The Ohio Supreme Court has agreed to review an appeal of a case involving the firing of former Findlay police sergeant Dave Hill.
The decision to accept the case was filed last week with the Ohio Supreme Court.
Hill along with the Ohio Patrolmen’s Benevolent Association filed the notice of the appeal on Sept. 25, according to court documents.
Both the 8th District Court of Appeals, Cleveland, and Cuyahoga County Common Pleas Court Common Pleas Judge Steven Gall have upheld the firing of the officer.
In July 2012, Hill was charged with violating the Police Department’s social media policy and was issued a written reprimand after he used a Taser on a 14-year-old boy, who was the son of another officer. The other officer reportedly recorded the incident and the video was posted on Facebook.
Several weeks later, Hill was suspended for 10 days for violating department rules after he expressed displeasure at another officer’s promotion. While conducting roll call on July 27, 2012, Hill disparaged the mental health of the newly-promoted sergeant and placed his loaded pistol in his mouth upon learning about the promotion.
Hill then reportedly made disparaging comments to a female officer by combining her name and a term used for prostitutes. This occurred in November 2012 in front of other officers.
The female officer was scheduled to testify at an upcoming arbitration hearing involving discipline of Hill for the July 27, 2012 incident.
The former sergeant was suspended after the gun violation, and the city fired him after the nickname incident.
An arbitrator ruled in August 2013 that the city had good cause to discipline Hill for disrespectful behavior, but ordered that Hill be reinstated to his position as sergeant with no back pay.
The arbitrator found that the city failed to prove that Hill’s conduct violated the city’s sexual harassment policy and determined that termination was excessive discipline for the conduct, court documents stated.
The police department follows a “disciplinary matrix” which contains five steps of escalating discipline based on severity and frequency of offenses, starting with a verbal reprimand and ending with termination.
The policy also implies the police chief has the sole discretion to determine the appropriate level of discipline if one or more discipline level is indicated, court records stated.

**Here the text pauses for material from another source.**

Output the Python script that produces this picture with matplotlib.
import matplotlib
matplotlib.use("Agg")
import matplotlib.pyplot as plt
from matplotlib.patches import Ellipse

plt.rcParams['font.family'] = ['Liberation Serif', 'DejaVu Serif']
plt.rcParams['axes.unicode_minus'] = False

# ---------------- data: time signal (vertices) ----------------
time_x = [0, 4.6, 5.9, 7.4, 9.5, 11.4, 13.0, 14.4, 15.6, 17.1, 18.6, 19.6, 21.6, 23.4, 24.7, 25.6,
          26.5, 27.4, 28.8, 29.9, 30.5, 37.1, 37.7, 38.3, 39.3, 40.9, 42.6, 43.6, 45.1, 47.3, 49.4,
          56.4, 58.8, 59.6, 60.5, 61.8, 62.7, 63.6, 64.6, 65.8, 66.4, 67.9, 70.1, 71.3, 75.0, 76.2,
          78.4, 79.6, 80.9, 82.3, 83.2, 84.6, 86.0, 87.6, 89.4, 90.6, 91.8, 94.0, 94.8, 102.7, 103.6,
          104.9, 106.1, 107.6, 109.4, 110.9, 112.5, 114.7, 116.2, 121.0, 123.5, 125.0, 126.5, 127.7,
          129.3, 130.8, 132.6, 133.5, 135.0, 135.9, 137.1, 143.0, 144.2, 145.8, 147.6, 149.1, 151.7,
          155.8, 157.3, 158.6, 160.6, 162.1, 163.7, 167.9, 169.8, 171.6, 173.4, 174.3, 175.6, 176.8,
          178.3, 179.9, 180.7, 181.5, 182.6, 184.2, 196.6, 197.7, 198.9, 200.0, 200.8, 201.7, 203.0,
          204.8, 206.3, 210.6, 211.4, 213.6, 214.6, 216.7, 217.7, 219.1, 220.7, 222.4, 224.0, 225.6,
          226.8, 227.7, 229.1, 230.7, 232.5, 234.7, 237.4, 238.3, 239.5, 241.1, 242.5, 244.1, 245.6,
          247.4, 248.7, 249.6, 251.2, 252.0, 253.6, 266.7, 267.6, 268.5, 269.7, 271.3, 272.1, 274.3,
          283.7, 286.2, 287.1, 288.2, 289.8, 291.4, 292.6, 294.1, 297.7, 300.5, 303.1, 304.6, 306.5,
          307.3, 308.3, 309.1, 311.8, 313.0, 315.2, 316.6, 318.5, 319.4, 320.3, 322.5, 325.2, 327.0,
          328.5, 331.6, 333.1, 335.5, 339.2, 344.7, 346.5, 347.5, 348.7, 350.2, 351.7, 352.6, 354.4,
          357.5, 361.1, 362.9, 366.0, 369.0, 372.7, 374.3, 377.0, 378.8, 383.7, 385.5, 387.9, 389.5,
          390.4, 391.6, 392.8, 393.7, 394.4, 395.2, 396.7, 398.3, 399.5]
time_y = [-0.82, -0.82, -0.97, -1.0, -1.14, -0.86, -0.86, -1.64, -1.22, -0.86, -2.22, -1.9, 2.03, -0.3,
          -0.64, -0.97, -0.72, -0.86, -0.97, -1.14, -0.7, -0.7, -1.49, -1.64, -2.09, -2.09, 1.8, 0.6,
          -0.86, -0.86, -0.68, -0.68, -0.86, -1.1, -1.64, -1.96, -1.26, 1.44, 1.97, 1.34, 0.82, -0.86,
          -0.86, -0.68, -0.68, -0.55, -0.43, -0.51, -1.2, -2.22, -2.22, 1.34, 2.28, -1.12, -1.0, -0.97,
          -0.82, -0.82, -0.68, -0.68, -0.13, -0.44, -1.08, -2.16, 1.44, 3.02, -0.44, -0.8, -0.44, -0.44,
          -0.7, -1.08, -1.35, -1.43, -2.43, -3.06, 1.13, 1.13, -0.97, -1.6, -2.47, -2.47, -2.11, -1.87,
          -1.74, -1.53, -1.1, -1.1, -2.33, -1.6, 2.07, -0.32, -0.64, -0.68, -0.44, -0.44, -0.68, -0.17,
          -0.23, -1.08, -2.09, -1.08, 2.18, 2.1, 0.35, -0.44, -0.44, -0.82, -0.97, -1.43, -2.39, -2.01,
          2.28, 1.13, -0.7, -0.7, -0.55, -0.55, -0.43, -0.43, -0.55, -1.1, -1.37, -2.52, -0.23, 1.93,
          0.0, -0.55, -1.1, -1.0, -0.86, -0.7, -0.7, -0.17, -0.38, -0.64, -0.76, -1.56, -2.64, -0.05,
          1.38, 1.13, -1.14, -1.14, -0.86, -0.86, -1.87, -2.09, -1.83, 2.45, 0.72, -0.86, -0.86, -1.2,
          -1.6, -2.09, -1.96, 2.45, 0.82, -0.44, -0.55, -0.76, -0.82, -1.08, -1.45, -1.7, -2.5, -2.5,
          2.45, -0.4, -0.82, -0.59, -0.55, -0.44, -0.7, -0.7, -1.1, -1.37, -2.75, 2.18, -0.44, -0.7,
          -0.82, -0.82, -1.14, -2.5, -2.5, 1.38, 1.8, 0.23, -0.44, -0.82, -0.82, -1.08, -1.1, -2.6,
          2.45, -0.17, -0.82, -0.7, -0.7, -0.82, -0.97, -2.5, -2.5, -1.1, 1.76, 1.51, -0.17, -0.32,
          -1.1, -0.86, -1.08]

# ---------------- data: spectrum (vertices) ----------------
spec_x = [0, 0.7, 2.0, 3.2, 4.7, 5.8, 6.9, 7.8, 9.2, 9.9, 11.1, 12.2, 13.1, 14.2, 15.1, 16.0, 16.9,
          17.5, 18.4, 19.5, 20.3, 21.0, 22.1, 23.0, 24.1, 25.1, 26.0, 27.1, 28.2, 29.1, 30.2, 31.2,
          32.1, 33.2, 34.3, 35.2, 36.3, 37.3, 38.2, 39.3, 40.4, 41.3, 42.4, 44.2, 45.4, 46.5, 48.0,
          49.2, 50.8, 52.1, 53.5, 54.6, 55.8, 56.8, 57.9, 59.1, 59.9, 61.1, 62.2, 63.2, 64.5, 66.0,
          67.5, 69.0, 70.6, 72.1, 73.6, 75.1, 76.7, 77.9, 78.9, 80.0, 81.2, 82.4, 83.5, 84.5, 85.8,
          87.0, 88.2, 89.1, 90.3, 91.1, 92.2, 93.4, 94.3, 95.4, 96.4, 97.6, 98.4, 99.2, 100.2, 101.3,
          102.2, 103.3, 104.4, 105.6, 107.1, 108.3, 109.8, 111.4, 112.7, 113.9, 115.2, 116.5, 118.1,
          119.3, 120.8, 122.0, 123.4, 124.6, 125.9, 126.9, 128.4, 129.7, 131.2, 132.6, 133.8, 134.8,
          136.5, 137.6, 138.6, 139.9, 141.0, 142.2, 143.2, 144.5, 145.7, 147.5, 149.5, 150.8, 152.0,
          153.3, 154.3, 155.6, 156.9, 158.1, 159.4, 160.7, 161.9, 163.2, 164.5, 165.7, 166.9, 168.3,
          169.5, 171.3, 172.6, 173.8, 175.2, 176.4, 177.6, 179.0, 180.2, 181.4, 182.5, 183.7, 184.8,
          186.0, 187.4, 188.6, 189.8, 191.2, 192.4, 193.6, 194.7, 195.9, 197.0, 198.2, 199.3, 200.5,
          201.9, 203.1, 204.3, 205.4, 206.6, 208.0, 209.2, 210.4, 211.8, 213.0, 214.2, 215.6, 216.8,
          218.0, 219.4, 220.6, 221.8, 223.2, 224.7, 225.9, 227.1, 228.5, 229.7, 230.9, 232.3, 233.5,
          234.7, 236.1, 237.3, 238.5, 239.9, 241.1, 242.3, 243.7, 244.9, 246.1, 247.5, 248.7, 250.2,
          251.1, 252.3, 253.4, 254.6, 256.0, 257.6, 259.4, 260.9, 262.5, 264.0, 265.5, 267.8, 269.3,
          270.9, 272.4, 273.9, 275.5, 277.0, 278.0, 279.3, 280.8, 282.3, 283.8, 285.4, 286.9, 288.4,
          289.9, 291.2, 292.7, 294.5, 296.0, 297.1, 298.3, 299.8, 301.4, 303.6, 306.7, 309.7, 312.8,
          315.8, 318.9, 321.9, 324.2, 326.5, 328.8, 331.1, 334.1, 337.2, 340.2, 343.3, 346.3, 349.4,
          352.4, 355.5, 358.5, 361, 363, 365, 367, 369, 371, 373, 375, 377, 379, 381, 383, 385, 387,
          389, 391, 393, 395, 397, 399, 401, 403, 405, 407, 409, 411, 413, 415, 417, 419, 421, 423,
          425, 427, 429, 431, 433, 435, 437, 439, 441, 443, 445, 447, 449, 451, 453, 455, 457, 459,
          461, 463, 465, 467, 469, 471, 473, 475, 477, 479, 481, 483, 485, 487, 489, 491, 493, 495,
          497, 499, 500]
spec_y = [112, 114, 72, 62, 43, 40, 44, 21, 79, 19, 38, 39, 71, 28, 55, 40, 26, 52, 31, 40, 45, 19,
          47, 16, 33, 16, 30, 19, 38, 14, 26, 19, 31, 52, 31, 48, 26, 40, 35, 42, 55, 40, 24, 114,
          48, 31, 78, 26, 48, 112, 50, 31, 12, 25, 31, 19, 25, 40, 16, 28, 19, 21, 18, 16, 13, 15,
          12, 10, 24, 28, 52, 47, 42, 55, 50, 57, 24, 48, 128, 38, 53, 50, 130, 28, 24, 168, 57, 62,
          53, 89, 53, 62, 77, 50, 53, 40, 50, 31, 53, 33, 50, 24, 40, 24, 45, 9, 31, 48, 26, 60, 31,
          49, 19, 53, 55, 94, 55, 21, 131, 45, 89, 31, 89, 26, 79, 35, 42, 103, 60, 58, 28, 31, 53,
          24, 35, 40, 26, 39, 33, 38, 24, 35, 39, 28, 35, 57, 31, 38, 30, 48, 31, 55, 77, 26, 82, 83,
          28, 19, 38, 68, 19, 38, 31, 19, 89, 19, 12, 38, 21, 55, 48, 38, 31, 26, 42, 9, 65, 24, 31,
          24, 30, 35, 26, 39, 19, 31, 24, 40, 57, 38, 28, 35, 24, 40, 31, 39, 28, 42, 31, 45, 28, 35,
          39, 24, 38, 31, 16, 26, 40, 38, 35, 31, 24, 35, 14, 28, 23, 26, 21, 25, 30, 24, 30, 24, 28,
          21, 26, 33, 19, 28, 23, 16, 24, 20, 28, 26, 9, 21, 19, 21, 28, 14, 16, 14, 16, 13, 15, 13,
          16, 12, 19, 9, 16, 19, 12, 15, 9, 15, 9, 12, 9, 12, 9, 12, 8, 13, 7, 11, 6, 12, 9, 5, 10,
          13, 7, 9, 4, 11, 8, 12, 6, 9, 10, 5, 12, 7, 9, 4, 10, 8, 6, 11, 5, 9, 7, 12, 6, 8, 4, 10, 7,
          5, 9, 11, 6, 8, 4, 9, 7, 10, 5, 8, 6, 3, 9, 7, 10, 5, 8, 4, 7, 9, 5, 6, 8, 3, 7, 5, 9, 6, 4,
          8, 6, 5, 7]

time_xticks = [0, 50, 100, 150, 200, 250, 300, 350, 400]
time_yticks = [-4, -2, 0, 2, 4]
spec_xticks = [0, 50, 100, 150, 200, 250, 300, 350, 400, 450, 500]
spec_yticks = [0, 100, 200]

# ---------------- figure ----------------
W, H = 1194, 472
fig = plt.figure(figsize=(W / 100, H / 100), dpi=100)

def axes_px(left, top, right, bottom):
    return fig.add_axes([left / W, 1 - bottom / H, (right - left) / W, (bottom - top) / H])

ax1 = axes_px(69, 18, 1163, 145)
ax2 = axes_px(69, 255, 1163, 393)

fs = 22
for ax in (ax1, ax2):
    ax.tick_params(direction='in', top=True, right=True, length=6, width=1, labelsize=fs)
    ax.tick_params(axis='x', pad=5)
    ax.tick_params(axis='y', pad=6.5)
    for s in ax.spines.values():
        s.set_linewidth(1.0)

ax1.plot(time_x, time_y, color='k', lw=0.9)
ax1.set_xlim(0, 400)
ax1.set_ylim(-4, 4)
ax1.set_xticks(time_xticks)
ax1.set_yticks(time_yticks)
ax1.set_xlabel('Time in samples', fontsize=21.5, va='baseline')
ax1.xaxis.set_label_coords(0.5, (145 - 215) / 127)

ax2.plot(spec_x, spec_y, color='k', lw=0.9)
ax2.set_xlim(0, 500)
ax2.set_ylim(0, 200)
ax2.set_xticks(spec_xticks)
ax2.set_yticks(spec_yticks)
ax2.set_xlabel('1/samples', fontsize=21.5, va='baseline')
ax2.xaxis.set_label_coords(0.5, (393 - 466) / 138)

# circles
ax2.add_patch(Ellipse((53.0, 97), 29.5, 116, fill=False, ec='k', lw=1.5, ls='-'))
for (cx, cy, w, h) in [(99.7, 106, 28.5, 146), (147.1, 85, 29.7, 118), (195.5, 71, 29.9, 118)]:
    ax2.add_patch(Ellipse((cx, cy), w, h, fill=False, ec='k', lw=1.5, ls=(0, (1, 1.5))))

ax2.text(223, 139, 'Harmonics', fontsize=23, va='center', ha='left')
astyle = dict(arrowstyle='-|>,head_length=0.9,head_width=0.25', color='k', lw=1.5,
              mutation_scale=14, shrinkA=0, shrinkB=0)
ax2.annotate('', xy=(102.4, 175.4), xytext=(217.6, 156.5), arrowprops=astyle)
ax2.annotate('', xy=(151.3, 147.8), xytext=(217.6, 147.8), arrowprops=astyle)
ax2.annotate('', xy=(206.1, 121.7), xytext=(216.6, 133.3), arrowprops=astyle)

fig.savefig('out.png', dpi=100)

The case was appealed to the Cuyahoga County court because the Ohio Patrolmen’s Benevolent Association police union is headquartered in North Royalton.
In his ruling, Judge Gall stated the arbitrator overreached in fashioning a middle-ground punishment.
A “disciplinary matrix” allows for the police chief to either suspend Hill for three to 10 days or fire him for multiple violations, the judge wrote.
Hill and the union appealed Gall’s decision to the 8th District Court of Appeals, claiming the trial court exceeded its scope of review and the arbitration award should be enforced.
However, the appeals court concluded that once the arbitrator determined that the disciplinary policy and matrix should be applied to the case, the arbitrator “did not have the arbitral authority to modify the disciplinary action imposed” because the policy gives the police chief sole discretion to determine the appropriate discipline, court records stated.
Appeals Judges Eileen Gallagher and Larry Jones Sr. agreed with Gall, while Judge Mary Boyle gave a dissenting opinion.
In October, a separate civil case between Hill and the female officer was settled and dismissed with prejudice in Hancock County Common Pleas Court.